··· RECORDS PROVIDED ···

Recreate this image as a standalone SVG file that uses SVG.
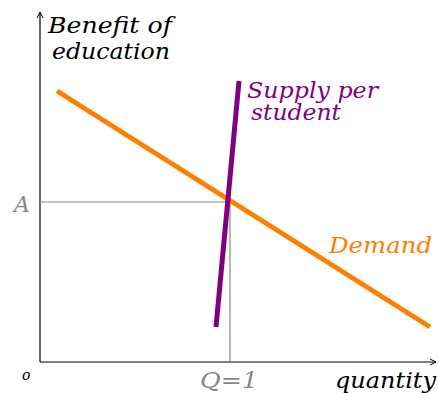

···
··· RECORDS PROVIDED ···

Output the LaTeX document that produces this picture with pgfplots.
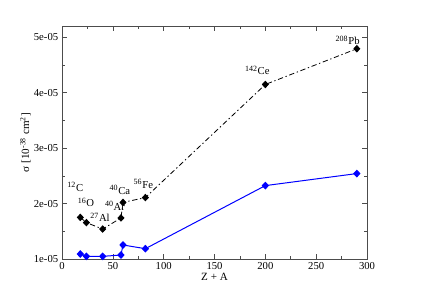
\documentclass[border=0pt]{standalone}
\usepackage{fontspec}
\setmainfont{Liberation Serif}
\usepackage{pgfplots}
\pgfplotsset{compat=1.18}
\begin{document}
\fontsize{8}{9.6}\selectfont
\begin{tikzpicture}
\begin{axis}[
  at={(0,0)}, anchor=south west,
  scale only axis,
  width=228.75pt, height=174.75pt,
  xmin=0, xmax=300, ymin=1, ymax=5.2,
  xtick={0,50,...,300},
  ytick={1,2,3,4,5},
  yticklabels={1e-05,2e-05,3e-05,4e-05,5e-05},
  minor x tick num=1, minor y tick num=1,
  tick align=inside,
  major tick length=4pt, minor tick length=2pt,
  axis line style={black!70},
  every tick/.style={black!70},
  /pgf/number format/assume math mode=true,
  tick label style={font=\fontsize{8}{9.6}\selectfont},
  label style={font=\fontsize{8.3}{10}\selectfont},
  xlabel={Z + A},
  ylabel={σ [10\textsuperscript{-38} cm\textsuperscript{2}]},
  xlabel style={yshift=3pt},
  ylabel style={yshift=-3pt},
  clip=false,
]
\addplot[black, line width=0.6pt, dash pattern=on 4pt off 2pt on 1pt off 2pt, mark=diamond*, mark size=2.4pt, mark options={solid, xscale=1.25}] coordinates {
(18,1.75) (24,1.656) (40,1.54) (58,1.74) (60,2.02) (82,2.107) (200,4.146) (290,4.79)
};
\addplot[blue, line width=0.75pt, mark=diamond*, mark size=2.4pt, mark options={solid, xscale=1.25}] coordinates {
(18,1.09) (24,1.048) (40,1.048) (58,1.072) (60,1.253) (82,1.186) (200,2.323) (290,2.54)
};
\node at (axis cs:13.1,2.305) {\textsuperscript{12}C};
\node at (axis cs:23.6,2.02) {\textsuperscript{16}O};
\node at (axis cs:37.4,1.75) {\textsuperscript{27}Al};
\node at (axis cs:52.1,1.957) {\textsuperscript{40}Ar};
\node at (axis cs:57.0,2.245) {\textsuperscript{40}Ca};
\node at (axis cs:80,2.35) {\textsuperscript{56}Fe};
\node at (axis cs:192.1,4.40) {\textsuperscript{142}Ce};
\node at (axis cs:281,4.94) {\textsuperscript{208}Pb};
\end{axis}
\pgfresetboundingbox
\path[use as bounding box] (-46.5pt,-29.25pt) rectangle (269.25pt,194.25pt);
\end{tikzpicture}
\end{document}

···

EXERCISE AIM: Return all the lines that contain the string "this".

ANSWER TO THE TASK:
Recreate this image as a standalone SVG file that uses SVG.
Output the LaTeX document that produces this picture with pgfplots.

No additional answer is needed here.